═════ PROVIDED ENTRIES ═════

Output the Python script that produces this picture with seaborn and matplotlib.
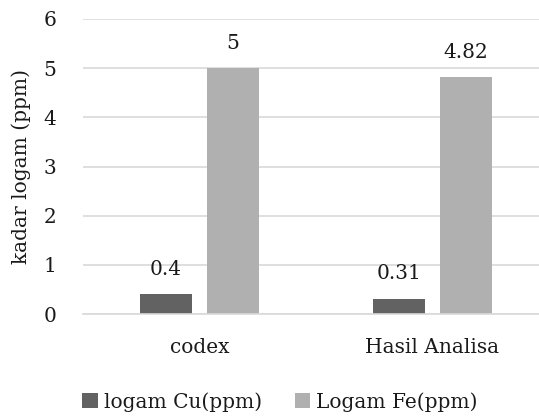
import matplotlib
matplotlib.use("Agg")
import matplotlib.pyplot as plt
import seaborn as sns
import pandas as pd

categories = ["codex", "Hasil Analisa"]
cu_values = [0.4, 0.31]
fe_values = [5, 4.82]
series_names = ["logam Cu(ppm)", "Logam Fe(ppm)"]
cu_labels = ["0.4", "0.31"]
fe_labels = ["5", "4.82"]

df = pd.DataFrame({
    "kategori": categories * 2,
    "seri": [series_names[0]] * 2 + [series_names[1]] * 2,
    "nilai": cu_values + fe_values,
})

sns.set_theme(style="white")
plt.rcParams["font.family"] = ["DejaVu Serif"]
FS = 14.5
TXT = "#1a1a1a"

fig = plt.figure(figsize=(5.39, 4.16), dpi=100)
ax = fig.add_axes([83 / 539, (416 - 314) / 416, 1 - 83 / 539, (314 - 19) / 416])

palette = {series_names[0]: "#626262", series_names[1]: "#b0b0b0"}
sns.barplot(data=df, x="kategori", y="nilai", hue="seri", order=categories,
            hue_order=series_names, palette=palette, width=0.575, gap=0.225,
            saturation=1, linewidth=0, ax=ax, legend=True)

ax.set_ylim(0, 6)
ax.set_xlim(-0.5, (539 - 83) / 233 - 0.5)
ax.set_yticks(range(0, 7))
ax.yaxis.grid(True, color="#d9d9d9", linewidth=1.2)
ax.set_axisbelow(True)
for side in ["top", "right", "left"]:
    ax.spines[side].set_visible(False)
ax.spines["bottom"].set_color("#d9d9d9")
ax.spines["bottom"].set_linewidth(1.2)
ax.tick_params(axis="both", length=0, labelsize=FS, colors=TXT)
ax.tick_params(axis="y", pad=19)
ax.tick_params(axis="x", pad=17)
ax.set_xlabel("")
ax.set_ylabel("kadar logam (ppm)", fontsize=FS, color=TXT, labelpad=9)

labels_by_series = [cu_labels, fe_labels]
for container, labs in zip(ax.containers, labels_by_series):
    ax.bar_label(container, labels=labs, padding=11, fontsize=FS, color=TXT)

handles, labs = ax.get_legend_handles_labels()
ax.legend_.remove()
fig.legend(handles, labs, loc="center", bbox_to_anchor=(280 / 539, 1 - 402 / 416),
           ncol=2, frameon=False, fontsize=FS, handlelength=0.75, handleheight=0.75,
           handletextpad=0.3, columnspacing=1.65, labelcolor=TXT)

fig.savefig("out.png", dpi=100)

═════
═════ PROVIDED ENTRIES ═════

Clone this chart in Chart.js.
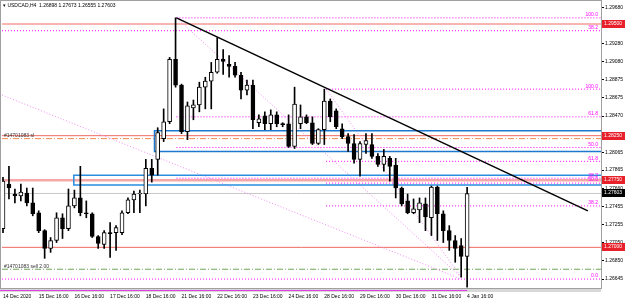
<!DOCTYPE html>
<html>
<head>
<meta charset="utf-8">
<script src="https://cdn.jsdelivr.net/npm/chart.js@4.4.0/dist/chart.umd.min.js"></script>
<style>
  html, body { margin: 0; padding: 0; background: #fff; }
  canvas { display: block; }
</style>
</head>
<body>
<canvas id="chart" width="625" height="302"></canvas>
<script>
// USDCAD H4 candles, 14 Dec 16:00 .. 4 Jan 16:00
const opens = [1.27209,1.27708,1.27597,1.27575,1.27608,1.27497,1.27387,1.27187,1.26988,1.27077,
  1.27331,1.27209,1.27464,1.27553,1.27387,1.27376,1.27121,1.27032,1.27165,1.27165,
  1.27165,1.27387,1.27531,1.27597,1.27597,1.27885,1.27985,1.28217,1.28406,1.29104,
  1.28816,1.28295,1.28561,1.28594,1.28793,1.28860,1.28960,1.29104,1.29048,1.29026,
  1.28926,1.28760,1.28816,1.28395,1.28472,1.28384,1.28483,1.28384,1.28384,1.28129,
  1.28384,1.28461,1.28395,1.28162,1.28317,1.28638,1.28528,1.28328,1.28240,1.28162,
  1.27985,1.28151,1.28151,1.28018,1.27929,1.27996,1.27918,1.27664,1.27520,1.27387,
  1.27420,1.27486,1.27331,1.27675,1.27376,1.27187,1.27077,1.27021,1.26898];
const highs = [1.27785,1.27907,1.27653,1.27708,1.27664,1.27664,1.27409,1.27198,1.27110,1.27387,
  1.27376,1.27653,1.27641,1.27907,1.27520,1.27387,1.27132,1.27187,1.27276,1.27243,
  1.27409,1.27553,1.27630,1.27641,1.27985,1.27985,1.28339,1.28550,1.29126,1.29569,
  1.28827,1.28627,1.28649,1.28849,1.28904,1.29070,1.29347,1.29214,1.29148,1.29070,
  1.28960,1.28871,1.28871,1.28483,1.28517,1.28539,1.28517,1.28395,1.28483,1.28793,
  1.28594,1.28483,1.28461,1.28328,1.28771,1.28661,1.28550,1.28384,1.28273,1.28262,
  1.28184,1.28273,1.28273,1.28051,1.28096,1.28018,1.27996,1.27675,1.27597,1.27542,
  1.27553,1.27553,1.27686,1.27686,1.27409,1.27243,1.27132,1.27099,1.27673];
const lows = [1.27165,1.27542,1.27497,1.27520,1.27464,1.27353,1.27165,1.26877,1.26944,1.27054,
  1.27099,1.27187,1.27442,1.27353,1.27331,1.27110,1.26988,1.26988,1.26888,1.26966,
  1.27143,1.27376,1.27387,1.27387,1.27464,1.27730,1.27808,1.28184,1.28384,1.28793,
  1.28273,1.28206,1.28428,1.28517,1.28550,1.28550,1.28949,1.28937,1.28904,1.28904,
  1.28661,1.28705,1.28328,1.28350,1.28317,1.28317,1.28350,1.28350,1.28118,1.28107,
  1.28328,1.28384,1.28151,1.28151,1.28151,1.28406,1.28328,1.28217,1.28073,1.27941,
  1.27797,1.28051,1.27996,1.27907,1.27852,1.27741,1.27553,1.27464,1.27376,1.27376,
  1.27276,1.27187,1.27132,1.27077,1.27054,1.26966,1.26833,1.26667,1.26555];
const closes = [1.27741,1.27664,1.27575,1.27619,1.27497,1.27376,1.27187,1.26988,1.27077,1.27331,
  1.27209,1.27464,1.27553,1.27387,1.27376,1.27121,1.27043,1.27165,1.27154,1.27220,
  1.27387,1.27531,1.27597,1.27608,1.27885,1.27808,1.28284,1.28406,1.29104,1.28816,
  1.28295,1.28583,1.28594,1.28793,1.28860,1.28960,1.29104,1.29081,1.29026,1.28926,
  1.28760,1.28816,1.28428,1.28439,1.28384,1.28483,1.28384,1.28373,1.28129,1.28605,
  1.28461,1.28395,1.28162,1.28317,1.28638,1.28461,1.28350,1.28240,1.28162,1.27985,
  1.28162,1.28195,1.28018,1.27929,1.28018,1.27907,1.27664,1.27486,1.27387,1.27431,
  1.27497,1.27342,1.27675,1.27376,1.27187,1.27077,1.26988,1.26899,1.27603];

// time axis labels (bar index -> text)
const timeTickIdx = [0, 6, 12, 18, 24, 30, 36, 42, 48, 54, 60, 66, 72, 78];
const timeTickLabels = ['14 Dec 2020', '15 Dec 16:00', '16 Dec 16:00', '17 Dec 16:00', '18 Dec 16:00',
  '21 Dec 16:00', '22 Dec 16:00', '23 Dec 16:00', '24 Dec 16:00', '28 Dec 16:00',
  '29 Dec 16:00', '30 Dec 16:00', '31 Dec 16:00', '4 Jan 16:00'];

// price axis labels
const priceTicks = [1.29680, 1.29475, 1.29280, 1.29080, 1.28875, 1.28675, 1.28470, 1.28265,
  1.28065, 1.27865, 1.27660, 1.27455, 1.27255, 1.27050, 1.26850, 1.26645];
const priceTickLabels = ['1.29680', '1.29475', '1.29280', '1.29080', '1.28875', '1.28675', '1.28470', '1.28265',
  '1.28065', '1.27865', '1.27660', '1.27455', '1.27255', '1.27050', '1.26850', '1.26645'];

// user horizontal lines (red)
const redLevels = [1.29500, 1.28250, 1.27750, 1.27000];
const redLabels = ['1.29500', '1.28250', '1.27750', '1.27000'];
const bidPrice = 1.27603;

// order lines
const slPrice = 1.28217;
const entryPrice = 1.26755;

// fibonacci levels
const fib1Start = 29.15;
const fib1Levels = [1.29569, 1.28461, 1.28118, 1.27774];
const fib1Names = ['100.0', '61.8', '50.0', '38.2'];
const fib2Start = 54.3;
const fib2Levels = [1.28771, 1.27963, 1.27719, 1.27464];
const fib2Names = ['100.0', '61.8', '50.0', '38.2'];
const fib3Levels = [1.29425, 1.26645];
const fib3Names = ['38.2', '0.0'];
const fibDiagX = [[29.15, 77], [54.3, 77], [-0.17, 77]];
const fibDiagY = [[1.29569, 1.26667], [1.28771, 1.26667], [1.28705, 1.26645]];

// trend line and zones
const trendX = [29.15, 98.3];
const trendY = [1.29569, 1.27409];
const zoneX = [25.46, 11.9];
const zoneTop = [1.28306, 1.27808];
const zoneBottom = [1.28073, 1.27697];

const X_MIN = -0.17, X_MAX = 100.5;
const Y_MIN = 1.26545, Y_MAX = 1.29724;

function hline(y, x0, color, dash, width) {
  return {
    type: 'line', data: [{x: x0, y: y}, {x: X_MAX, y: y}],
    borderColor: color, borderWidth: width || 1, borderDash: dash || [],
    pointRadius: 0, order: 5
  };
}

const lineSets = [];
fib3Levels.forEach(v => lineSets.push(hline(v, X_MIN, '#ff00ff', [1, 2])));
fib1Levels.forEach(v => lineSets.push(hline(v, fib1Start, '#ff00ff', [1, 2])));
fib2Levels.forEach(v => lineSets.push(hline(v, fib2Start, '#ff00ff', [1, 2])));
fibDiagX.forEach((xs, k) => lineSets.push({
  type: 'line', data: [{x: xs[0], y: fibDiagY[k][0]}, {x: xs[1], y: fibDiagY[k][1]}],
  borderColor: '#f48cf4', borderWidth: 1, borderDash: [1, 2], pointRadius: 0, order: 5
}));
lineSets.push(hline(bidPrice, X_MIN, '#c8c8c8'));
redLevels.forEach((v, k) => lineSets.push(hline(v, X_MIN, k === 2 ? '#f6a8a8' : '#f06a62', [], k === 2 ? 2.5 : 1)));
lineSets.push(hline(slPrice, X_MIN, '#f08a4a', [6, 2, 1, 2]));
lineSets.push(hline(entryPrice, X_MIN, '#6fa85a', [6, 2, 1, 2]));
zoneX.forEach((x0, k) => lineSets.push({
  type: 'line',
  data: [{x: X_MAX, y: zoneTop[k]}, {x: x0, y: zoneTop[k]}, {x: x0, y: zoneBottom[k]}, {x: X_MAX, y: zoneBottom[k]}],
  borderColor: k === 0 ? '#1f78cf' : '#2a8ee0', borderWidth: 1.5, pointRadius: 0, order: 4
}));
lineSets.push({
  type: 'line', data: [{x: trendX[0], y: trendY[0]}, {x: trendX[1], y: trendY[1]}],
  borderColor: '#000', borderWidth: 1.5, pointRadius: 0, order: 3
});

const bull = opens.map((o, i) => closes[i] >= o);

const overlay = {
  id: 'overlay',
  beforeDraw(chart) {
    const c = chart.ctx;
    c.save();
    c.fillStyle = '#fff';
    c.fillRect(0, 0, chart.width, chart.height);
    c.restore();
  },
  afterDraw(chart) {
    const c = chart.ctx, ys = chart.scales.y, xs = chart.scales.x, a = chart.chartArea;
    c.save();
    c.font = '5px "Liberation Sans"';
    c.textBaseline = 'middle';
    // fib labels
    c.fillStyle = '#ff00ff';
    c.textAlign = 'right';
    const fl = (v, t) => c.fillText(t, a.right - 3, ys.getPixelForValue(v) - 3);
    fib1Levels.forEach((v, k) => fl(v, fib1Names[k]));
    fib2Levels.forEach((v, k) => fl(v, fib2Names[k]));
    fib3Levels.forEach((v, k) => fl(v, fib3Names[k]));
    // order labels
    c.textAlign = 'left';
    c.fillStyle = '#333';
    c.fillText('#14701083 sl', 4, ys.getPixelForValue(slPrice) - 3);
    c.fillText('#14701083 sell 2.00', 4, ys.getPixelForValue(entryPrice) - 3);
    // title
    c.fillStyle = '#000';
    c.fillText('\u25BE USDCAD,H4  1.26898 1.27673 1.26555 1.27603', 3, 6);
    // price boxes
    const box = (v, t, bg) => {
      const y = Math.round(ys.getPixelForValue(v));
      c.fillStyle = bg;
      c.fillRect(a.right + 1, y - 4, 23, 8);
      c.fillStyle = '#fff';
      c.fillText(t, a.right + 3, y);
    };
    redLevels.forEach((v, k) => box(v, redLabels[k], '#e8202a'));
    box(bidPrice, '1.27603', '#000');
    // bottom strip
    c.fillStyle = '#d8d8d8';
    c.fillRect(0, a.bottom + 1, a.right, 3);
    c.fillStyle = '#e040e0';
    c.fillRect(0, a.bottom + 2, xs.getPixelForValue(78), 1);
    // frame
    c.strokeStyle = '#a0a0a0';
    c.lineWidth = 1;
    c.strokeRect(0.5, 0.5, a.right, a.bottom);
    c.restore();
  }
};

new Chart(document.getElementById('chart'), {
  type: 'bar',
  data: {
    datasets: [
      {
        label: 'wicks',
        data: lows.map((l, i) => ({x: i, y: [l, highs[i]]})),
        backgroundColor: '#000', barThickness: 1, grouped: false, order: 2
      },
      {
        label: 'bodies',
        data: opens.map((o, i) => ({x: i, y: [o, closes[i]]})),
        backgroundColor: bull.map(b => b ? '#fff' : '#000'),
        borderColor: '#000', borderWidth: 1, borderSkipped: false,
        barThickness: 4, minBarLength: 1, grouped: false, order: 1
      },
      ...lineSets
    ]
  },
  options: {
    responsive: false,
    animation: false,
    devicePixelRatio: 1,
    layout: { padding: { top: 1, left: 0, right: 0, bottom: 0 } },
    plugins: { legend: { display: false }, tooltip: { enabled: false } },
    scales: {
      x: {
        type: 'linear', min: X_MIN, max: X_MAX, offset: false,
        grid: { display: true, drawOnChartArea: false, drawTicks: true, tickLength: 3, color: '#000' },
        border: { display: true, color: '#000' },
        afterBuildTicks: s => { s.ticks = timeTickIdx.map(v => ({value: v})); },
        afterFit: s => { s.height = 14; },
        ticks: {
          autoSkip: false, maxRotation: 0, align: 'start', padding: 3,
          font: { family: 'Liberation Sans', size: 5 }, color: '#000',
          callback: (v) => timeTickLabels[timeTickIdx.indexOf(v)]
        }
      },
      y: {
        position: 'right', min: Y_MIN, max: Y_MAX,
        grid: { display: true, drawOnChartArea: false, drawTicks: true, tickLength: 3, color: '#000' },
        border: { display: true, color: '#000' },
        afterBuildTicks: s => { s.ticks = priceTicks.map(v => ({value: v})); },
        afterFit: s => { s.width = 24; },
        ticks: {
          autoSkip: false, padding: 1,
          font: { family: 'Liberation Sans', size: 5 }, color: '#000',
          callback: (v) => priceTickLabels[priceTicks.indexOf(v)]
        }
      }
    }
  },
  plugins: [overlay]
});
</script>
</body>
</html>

═════

Could you quote, word for word, only the lines from the one containing "Output the Python" through the one containing "fontsize=FS, color=TXT, labelpad=9)", both included, and leave out any pictures?

Output the Python script that produces this picture with seaborn and matplotlib.
import matplotlib
matplotlib.use("Agg")
import matplotlib.pyplot as plt
import seaborn as sns
import pandas as pd

categories = ["codex", "Hasil Analisa"]
cu_values = [0.4, 0.31]
fe_values = [5, 4.82]
series_names = ["logam Cu(ppm)", "Logam Fe(ppm)"]
cu_labels = ["0.4", "0.31"]
fe_labels = ["5", "4.82"]

df = pd.DataFrame({
    "kategori": categories * 2,
    "seri": [series_names[0]] * 2 + [series_names[1]] * 2,
    "nilai": cu_values + fe_values,
})

sns.set_theme(style="white")
plt.rcParams["font.family"] = ["DejaVu Serif"]
FS = 14.5
TXT = "#1a1a1a"

fig = plt.figure(figsize=(5.39, 4.16), dpi=100)
ax = fig.add_axes([83 / 539, (416 - 314) / 416, 1 - 83 / 539, (314 - 19) / 416])

palette = {series_names[0]: "#626262", series_names[1]: "#b0b0b0"}
sns.barplot(data=df, x="kategori", y="nilai", hue="seri", order=categories,
            hue_order=series_names, palette=palette, width=0.575, gap=0.225,
            saturation=1, linewidth=0, ax=ax, legend=True)

ax.set_ylim(0, 6)
ax.set_xlim(-0.5, (539 - 83) / 233 - 0.5)
ax.set_yticks(range(0, 7))
ax.yaxis.grid(True, color="#d9d9d9", linewidth=1.2)
ax.set_axisbelow(True)
for side in ["top", "right", "left"]:
    ax.spines[side].set_visible(False)
ax.spines["bottom"].set_color("#d9d9d9")
ax.spines["bottom"].set_linewidth(1.2)
ax.tick_params(axis="both", length=0, labelsize=FS, colors=TXT)
ax.tick_params(axis="y", pad=19)
ax.tick_params(axis="x", pad=17)
ax.set_xlabel("")
ax.set_ylabel("kadar logam (ppm)", fontsize=FS, color=TXT, labelpad=9)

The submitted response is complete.